Seeing the Game Before It Happens
When a pitcher throws, your eyes send thousands of signals to your brain: spin, release angle, speed, and movement. The brain has to turn that chaos into clarity instantly.
Video technology captures that moment and makes it repeatable. By simulating real pitchers, realistic release points, and varying speeds, hitters get to practice reading what happens before the ball even leaves the hand.
The more they see, the more predictive their brains become. It’s not a reaction, it’s recognition.
The Science of Visual Repetition
Ordinary cages create predictable training. You know the rhythm, the timing, the look. But when each pitch looks and moves differently, just like real life, your brain starts to adapt faster.
Sports scientists call this neural adaptation. The more diverse the visual experience, the more flexible the brain becomes under pressure.
That’s how elite hitters start to “see” things slower than everyone else; they’ve trained their minds to read motion before it unfolds.
What Makes This Type of Training So Powerful
Video-driven repetition does more than strengthen vision. It reshapes how the entire nervous system processes information. It brings together the mental and mechanical in one seamless loop.
A few things stand out about why it works so well:
- Realistic motion: The brain reacts naturally to real human movement, not mechanical patterns.
- Instant recognition: Players build memory of specific pitcher types and delivery cues.
- Cognitive endurance: Repeated exposure strengthens mental focus and visual consistency.
- Confidence building: Familiarity reduces hesitation and sharpens instinctive reactions.
From Vision to Confidence
Something changes when a hitter trains against what feels real.
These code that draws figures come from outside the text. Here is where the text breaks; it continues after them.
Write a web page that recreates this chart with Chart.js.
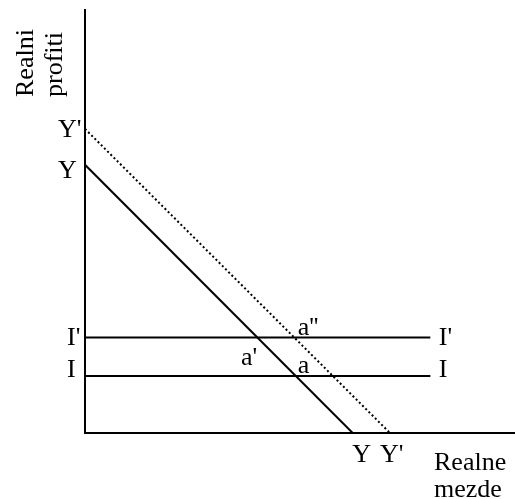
<!DOCTYPE html>
<html>
<head>
<meta charset="utf-8">
<script src="https://cdn.jsdelivr.net/npm/chart.js@4"></script>
<style>
  html, body { margin: 0; padding: 0; background: #fff; }
  #wrap { width: 515px; height: 499px; position: relative; }
</style>
</head>
<body>
<div id="wrap"><canvas id="c" width="515" height="499"></canvas></div>
<script>
// ---- data (diagram units) ----
const yLineIntercepts = { y: 6.34, x: 6.24 };      // Y line: profit axis / wage axis
const yPrimeIntercepts = { y: 7.19, x: 7.11 };     // Y' line (dotted)
const iLevel = 1.35;                                // I
const iPrimeLevel = 2.26;                           // I'
const horizEnd = 8.05;                              // where I and I' stop
const axisMax = { x: 10, y: 10 };
const axisLabelsY = ["Realni", "profiti"];
const axisLabelsX = ["Realne", "mezde"];

const Yline = [{ x: 0, y: yLineIntercepts.y }, { x: yLineIntercepts.x, y: 0 }];
const YPline = [{ x: 0, y: yPrimeIntercepts.y }, { x: yPrimeIntercepts.x, y: 0 }];
const Iline = [{ x: 0, y: iLevel }, { x: horizEnd, y: iLevel }];
const IPline = [{ x: 0, y: iPrimeLevel }, { x: horizEnd, y: iPrimeLevel }];

function xAtY(line, y) {
  const a = line[0], b = line[1];
  return a.x + (y - a.y) * (b.x - a.x) / (b.y - a.y);
}

const FONT = '26px "Liberation Serif", "Times New Roman", serif';

const labelPlugin = {
  id: 'labels',
  afterDraw(chart) {
    const ctx = chart.ctx;
    const xs = chart.scales.x, ys = chart.scales.y;
    const px = v => xs.getPixelForValue(v);
    const py = v => ys.getPixelForValue(v);
    ctx.save();
    ctx.fillStyle = '#000';
    ctx.font = FONT;
    ctx.textBaseline = 'alphabetic';
    const left = xs.left;
    const t = (s, x, y, align) => { ctx.textAlign = align || 'left'; ctx.fillText(s, x, y); };
    // profit-axis labels
    t("Y'", left - 27, py(yPrimeIntercepts.y) + 8);
    t("Y", left - 27, py(yLineIntercepts.y) + 13);
    t("I'", left - 18, py(iPrimeLevel) + 8);
    t("I", left - 18, py(iLevel) + 1);
    // right-end labels
    t("I'", px(horizEnd) + 8.5, py(iPrimeLevel) + 8);
    t("I", px(horizEnd) + 8.5, py(iLevel) + 1);
    // intersection labels
    t("a''", px(xAtY(YPline, iPrimeLevel)) + 3.5, py(iPrimeLevel) - 2.5);
    t("a'", px(xAtY(Yline, iPrimeLevel)), py(iPrimeLevel) + 27.5, 'right');
    t("a", px(xAtY(Yline, iLevel)) + 2, py(iLevel) - 3);
    // wage-axis labels
    const bottom = ys.bottom;
    t("Y", px(yLineIntercepts.x) - 0.5, bottom + 29);
    t("Y'", px(yPrimeIntercepts.x) - 10, bottom + 29);
    t(axisLabelsX[0], 434, bottom + 37);
    t(axisLabelsX[1], 434, bottom + 64);
    // rotated axis title
    ctx.translate(0, 97);
    ctx.rotate(-Math.PI / 2);
    ctx.textAlign = 'left';
    ctx.fillText(axisLabelsY[0], 0, 33);
    ctx.fillText(axisLabelsY[1], 0, 62);
    ctx.restore();
  }
};

const lineDs = (data, extra) => Object.assign({
  data, showLine: true, borderColor: '#000', borderWidth: 2,
  pointRadius: 0, fill: false, tension: 0
}, extra || {});

new Chart(document.getElementById('c'), {
  type: 'scatter',
  data: {
    datasets: [
      lineDs(Yline),
      lineDs(YPline, { borderWidth: 2, borderDash: [2, 2.5] }),
      lineDs(IPline),
      lineDs(Iline)
    ]
  },
  options: {
    responsive: false,
    animation: false,
    events: [],
    layout: { padding: { left: 85, right: 1, top: 10, bottom: 66 } },
    plugins: { legend: { display: false }, tooltip: { enabled: false } },
    scales: {
      x: {
        type: 'linear', min: 0, max: axisMax.x,
        ticks: { display: false },
        grid: { display: false, drawTicks: false, tickLength: 0 },
        border: { display: true, color: '#000', width: 2 }
      },
      y: {
        type: 'linear', min: 0, max: axisMax.y,
        ticks: { display: false },
        grid: { display: false, drawTicks: false, tickLength: 0 },
        border: { display: true, color: '#000', width: 2 }
      }
    }
  },
  plugins: [labelPlugin]
});
</script>
</body>
</html>
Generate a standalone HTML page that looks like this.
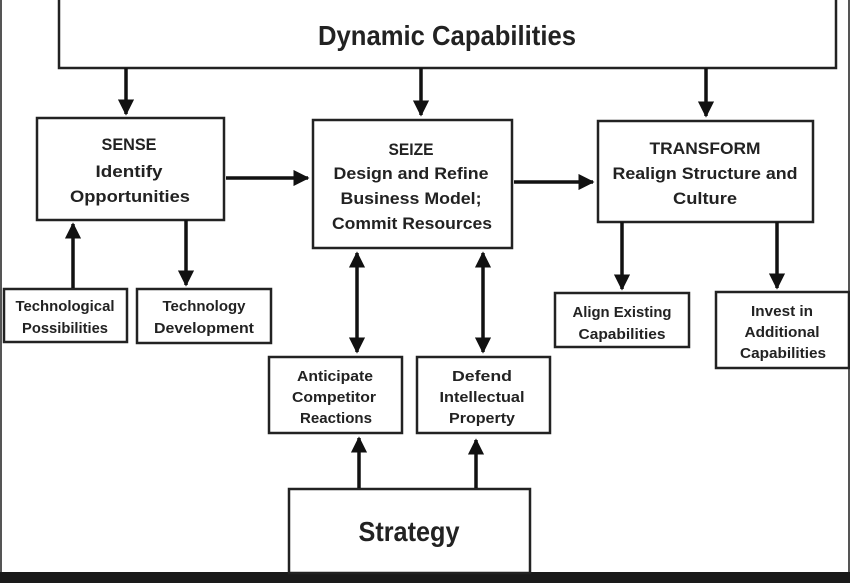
<!DOCTYPE html>
<html><head><meta charset="utf-8"><style>
html,body{margin:0;padding:0;background:#fff;}
svg{display:block;}
text{font-family:"Liberation Sans",sans-serif;font-weight:bold;fill:#222;text-anchor:middle;}
</style></head><body>
<svg width="850" height="583" viewBox="0 0 850 583" xmlns="http://www.w3.org/2000/svg">
<defs>
<marker id="a" viewBox="0 0 10 10" refX="9" refY="5" markerWidth="4.6" markerHeight="4.6" orient="auto-start-reverse"><path d="M0,0 L10,5 L0,10 z" fill="#111"/></marker>
</defs>
<rect x="0" y="0" width="850" height="583" fill="#fff"/>
<line x1="1" y1="0" x2="1" y2="575" stroke="#555" stroke-width="2"/>
<line x1="849" y1="0" x2="849" y2="575" stroke="#555" stroke-width="2"/>
<rect x="0" y="572" width="850" height="11" fill="#1a1a1a"/>
<g fill="none" stroke="#222" stroke-width="2.5">
<rect x="59" y="-3" width="777" height="71"/>
<rect x="37" y="118" width="187" height="102"/>
<rect x="313" y="120" width="199" height="128"/>
<rect x="598" y="121" width="215" height="101"/>
<rect x="4" y="289" width="123" height="53"/>
<rect x="137" y="289" width="134" height="54"/>
<rect x="555" y="293" width="134" height="54"/>
<rect x="716" y="292" width="133" height="76"/>
<rect x="269" y="357" width="133" height="76"/>
<rect x="417" y="357" width="133" height="76"/>
<rect x="289" y="489" width="241" height="84"/>
</g>
<g stroke="#111" stroke-width="3.5" fill="none" marker-end="url(#a)">
<line x1="126" y1="68" x2="126" y2="114"/>
<line x1="421" y1="68" x2="421" y2="115"/>
<line x1="706" y1="68" x2="706" y2="116"/>
<line x1="226" y1="178" x2="308" y2="178"/>
<line x1="514" y1="182" x2="593" y2="182"/>
<line x1="73" y1="288" x2="73" y2="224"/>
<line x1="186" y1="220" x2="186" y2="285"/>
<line x1="622" y1="222" x2="622" y2="289"/>
<line x1="777" y1="222" x2="777" y2="288"/>
<line x1="357" y1="253" x2="357" y2="352" marker-start="url(#a)"/>
<line x1="483" y1="253" x2="483" y2="352" marker-start="url(#a)"/>
<line x1="359" y1="488" x2="359" y2="438"/>
<line x1="476" y1="488" x2="476" y2="440"/>
</g>
<g font-size="17">
<text x="447" y="45" font-size="28" textLength="258" lengthAdjust="spacingAndGlyphs">Dynamic Capabilities</text>
<text x="129" y="150" textLength="55" lengthAdjust="spacingAndGlyphs">SENSE</text>
<text x="129" y="177" textLength="67" lengthAdjust="spacingAndGlyphs">Identify</text>
<text x="130" y="202" textLength="120" lengthAdjust="spacingAndGlyphs">Opportunities</text>
<text x="411" y="155" textLength="45" lengthAdjust="spacingAndGlyphs">SEIZE</text>
<text x="411" y="179" textLength="155" lengthAdjust="spacingAndGlyphs">Design and Refine</text>
<text x="411" y="204" textLength="141" lengthAdjust="spacingAndGlyphs">Business Model;</text>
<text x="412" y="229" textLength="160" lengthAdjust="spacingAndGlyphs">Commit Resources</text>
<text x="705" y="154" textLength="111" lengthAdjust="spacingAndGlyphs">TRANSFORM</text>
<text x="705" y="179" textLength="185" lengthAdjust="spacingAndGlyphs">Realign Structure and</text>
<text x="705" y="204" textLength="64" lengthAdjust="spacingAndGlyphs">Culture</text>
</g>
<g font-size="14.5">
<text x="65" y="311" textLength="99" lengthAdjust="spacingAndGlyphs">Technological</text>
<text x="65" y="333" textLength="86" lengthAdjust="spacingAndGlyphs">Possibilities</text>
<text x="204" y="311" textLength="83" lengthAdjust="spacingAndGlyphs">Technology</text>
<text x="204" y="333" textLength="100" lengthAdjust="spacingAndGlyphs">Development</text>
<text x="622" y="317" textLength="99" lengthAdjust="spacingAndGlyphs">Align Existing</text>
<text x="622" y="339" textLength="87" lengthAdjust="spacingAndGlyphs">Capabilities</text>
<text x="782" y="316" textLength="62" lengthAdjust="spacingAndGlyphs">Invest in</text>
<text x="782" y="337" textLength="75" lengthAdjust="spacingAndGlyphs">Additional</text>
<text x="783" y="358" textLength="86" lengthAdjust="spacingAndGlyphs">Capabilities</text>
<text x="335" y="381" textLength="76" lengthAdjust="spacingAndGlyphs">Anticipate</text>
<text x="334" y="402" textLength="84" lengthAdjust="spacingAndGlyphs">Competitor</text>
<text x="336" y="423" textLength="72" lengthAdjust="spacingAndGlyphs">Reactions</text>
<text x="482" y="381" textLength="60" lengthAdjust="spacingAndGlyphs">Defend</text>
<text x="482" y="402" textLength="85" lengthAdjust="spacingAndGlyphs">Intellectual</text>
<text x="482" y="423" textLength="66" lengthAdjust="spacingAndGlyphs">Property</text>
</g>
<text x="409" y="541" font-size="28" textLength="101" lengthAdjust="spacingAndGlyphs">Strategy</text>
</svg>
</body></html>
Their eyes don’t panic. Their body follows. Suddenly, the brain isn’t guessing, it’s responding with purpose.
This kind of mental conditioning gives players something almost no traditional drill can: composure. That unshakable calm when the count is full and the crowd is loud.
The Future of Training Is Mental
Baseball used to focus on mechanics, stance, swing, and follow-through. Now, it’s focusing on the unseen: how quickly the brain interprets what the eyes deliver.
Video simulation has turned that invisible process into something athletes can finally refine. It’s more than hitting practice; it’s cognitive performance training disguised as sport.
Because the truth is simple: the best hitters don’t just react faster. They think faster.